ちなみに、上記のワークショップでも、3CやSWOTなどのフレームワークを使って環境分析してみようという時間は存在していました。ただ「フレームワークを埋める」ことと「じっくり見つめ、要素・要因を理解する」ことは全く違います。ワークショップでは前者のみを行って「環境を理解した体」を作って次に進むことが目的であり、「じっくり見つめ、要素・要因を理解する」ことはできていなかったと記憶しています。
やはり「じっくり見つめ、要素・要因を理解する」ことができないと、自分たちが何をすべきかは考えられないし、答えられないと改めて思ったものでした。(ただ、同著を通じて、ミッション・パーパスは問題解決の起点になりづらいというだけで、全く無意味ではないという考えにも至りました。例えば組織のメンバーに対し、奨励する行動や考え方を示す役割など。ただその場合は、社会への使命・存在意義というよりも、行動指針(同著での言葉を借りると「モットー」)とした方が腑に落ちたのではないかと思いました。

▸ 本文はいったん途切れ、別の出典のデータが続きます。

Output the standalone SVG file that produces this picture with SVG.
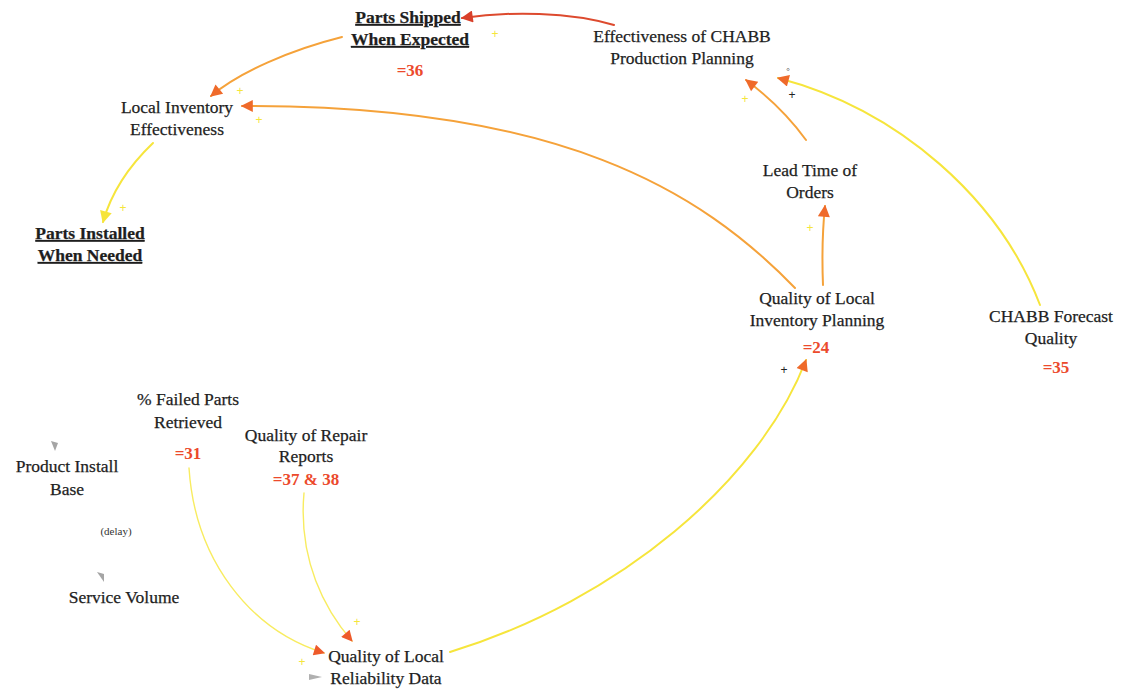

)
その一方で「じっくり見つめ、要素・要因を理解する」の必要性の観点から、私のようなデータストラテジスト・データサイエンティストの業務を振り返ると、なまじ専門性を持っている、あるいは周りから専門性の発揮を期待されている、という環境から、「じっくり見つめ、要素・要因を理解する」ことをしなくても、「すべきこと”のようなもの”」は作れてしまう状況にあるのではないかとの思いも生まれました。たとえば「今持っているソリューションの中で、最先端のものを提供すれば満足するだろう」とか「自分たちはデータの専門家だからビジネス環境を整理して問題設定するのは別の人の仕事だ」といった過度なスキル・ドリブンの思考といえばよいでしょうか。
もちろんクライアントの状況に向き合ったうえで、それにフィットすると確信し最新・最先端のソリューションを提供することは一番望ましいことですが、クライアントの状況に向き合うプロセスを省略した場合、データを分析した側は満足しても、受け取った側の課題に真に寄り添った内容ではないことが多く、受け取った側は何をすればよいのかわからないという状況となってしまいがちであるということは過去の業務から感じてきました。

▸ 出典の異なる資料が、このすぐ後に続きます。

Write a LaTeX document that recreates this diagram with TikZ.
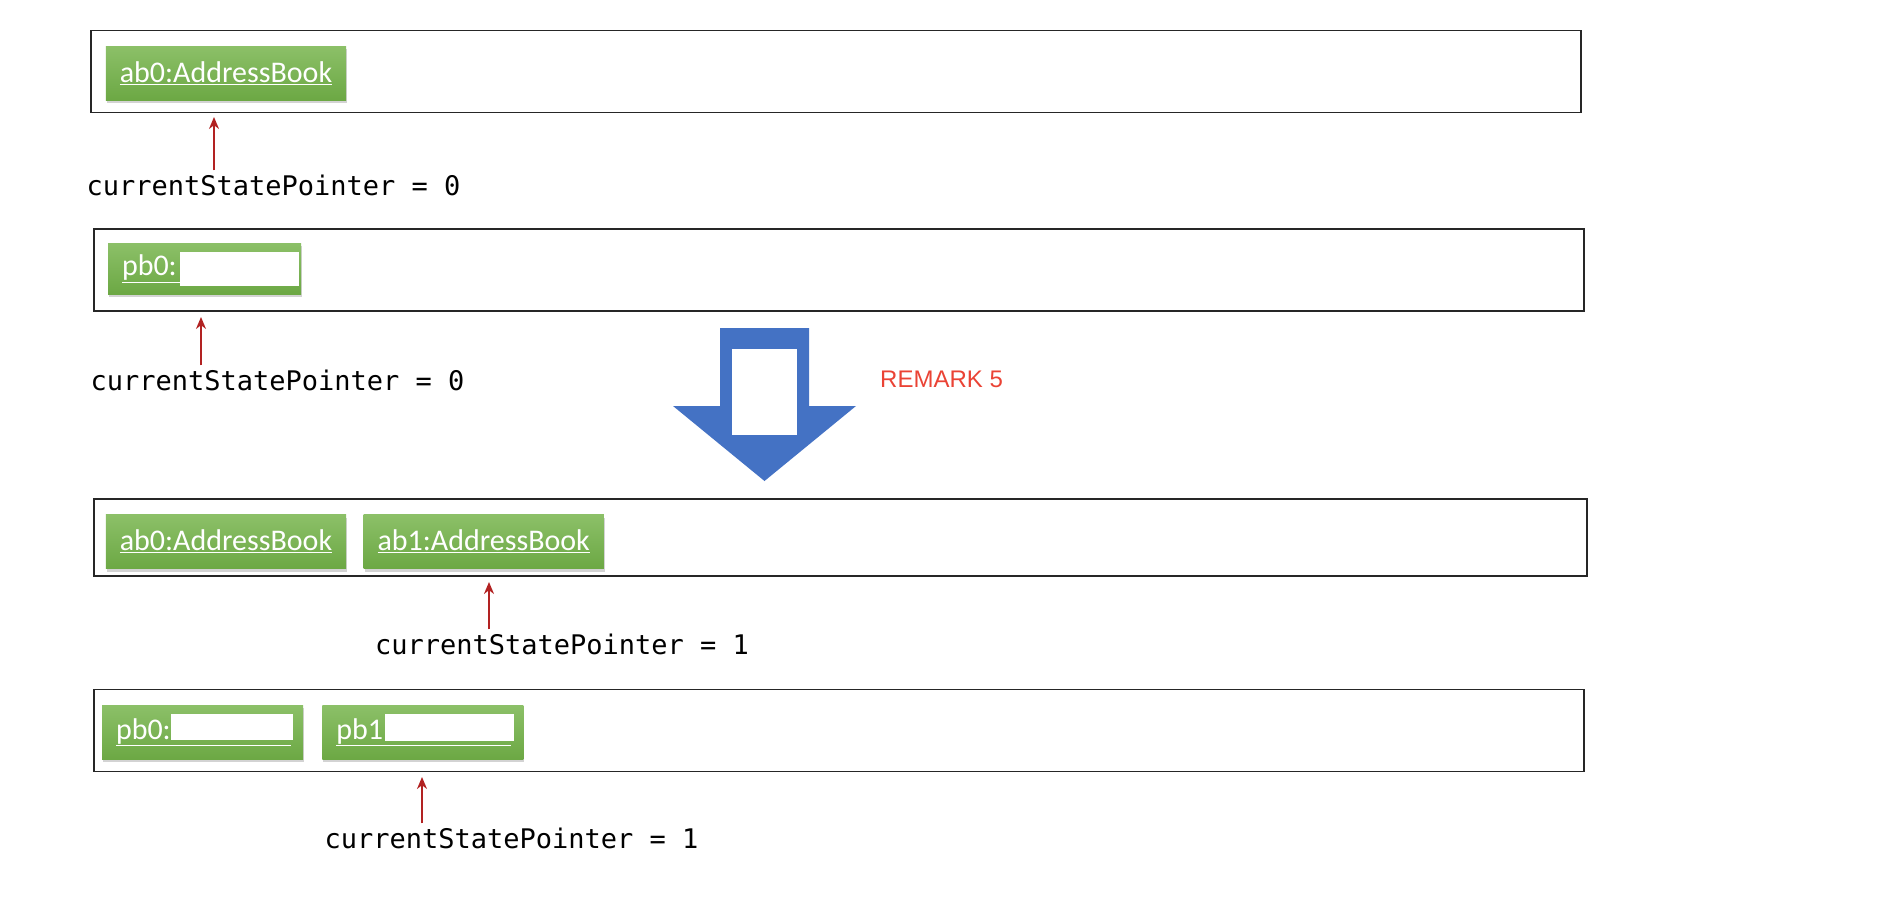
\documentclass[tikz,border=0pt]{standalone}
\usepackage{fontspec}
\setmainfont{Carlito}
\newfontfamily\ptrfont{DejaVu Sans Mono}
\newfontfamily\remarkfont{Liberation Sans}
\usetikzlibrary{positioning,arrows.meta,shadows}

\definecolor{objgreen}{RGB}{108,168,68}
\definecolor{objgreenlt}{RGB}{140,192,104}
\definecolor{bigblue}{RGB}{68,114,196}
\definecolor{ptrred}{RGB}{178,34,34}
\definecolor{remarkred}{RGB}{234,67,53}

\tikzset{
  frame/.style={draw=black!85, line width=1.6pt, minimum width=1490pt, minimum height=82pt, inner sep=0pt},
  objbox/.style={top color=objgreenlt, bottom color=objgreen, text=white, minimum height=54pt, inner xsep=14pt,
                 font=\fontsize{30}{34}\selectfont, drop shadow={opacity=0.35, shadow xshift=1pt, shadow yshift=-3pt}},
  pbox/.style={objbox, align=left},
  ptr/.style={draw=ptrred, line width=2pt, -{Stealth[length=12pt,width=10pt]}},
  ptrlabel/.style={font=\ptrfont\fontsize{27}{30}\selectfont, inner sep=4pt},
  remark/.style={text=remarkred, font=\remarkfont\fontsize{24}{28}\selectfont, inner sep=0pt},
}

\begin{document}
\begin{tikzpicture}[x=1pt, y=-1pt]

\useasboundingbox (0,0) rectangle (1898,916);

% before
    \node[frame] (f1) at (836,71.5) {};
    \node[objbox] (ab0old) at (226,73) {\underline{ab0:AddressBook}};
    \node[ptrlabel] (lbl1) at (273.5,185) {currentStatePointer = 0};
    \coordinate (t1) at (214,117);
    \draw[ptr] (lbl1.north -| t1) -- (t1);

    \node[frame] (f2) at (839,270) {};
    \node[pbox, text width=165pt, minimum height=51pt] (pb0old) at (204.5,268.5) {\underline{pb0:\hspace{4em}}};
    \fill[white] (180,252) rectangle (299,286);
    \node[ptrlabel] (lbl2) at (277.5,380) {currentStatePointer = 0};
    \coordinate (t2) at (201,317);
    \draw[ptr] (lbl2.north -| t2) -- (t2);

% big arrow
    \fill[bigblue] (720,328) -- (809,328) -- (809,406) -- (856,406) -- (764.5,481) -- (673,406) -- (720,406) -- cycle;
    \fill[white] (732,349) rectangle (797,435);
    \node[remark, anchor=west] (rem) at (880,379) {REMARK 5};

% after
    \node[frame, minimum width=1493pt, minimum height=77pt] (f3) at (840.5,537.5) {};
    \node[objbox] (ab0new) at (226,541.5) {\underline{ab0:AddressBook}};
    \node[objbox, right=17pt of ab0new] (ab1new) {\underline{ab1:AddressBook}};
    \node[ptrlabel] (lbl3) at (562,644) {currentStatePointer = 1};
    \coordinate (t3) at (489,582);
    \draw[ptr] (lbl3.north -| t3) -- (t3);

    \node[frame] (f4) at (839,730.5) {};
    \node[pbox, text width=173pt] (pb0new) at (202.5,732) {\underline{pb0:\hspace{4em}}};
    \node[pbox, text width=173pt, right=19pt of pb0new] (pb1new) {\underline{pb1:\hspace{4em}}};
    \fill[white] (171,714) rectangle (293,740);
    \fill[white] (385,714) rectangle (514,741);
    \node[ptrlabel] (lbl4) at (511.5,838) {currentStatePointer = 1};
    \coordinate (t4) at (422,777);
    \draw[ptr] (lbl4.north -| t4) -- (t4);

\end{tikzpicture}
\end{document}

やはりデータ人材こそ「じっくり見つめ、要素・要因を理解する」が必要でしょう。ただ、データストラテジスト・データサイエンティストという立場は「じっくり見つめ、要素・要因を理解する」ことをしなければという圧力が働きにくい環境であることに改めて気づきました。ということは私も気を抜けば「じっくり見つめ、要素・要因を理解する」を怠ってしまう可能性があるということです。
ではどうすればよいか?私が当社に入社して約3ヶ月たちましたが、そこでの仕事を通じて出会った方々は不透明で複雑かつ制約が多いビジネス環境の中でどう次の一手を打とうかを必死になって考えて実行しており、尊敬の念を持てる方々ばかりであったと感じています。その方々の言葉にこれまで以上に耳を傾けて「自分ごと化」することで、「じっくり見つめ、要素・要因を理解する」ことを怠らないようにしていくことが、私が来年以降、クライアントの皆様の問題解決に向けてできることではないかと気づきました。
これを来年の抱負とすることと、まだ入社して日は浅いですが、今年出会った方に心からの感謝を申し上げることをもって、文章の締めといたします。
当社の本年の営業は29日までとなり、新年は4日より営業開始いたします。
今年一年のご愛顧に心より感謝申し上げますとともに、来年も変わらぬお引き立てのほど、よろしくお願い申し上げます。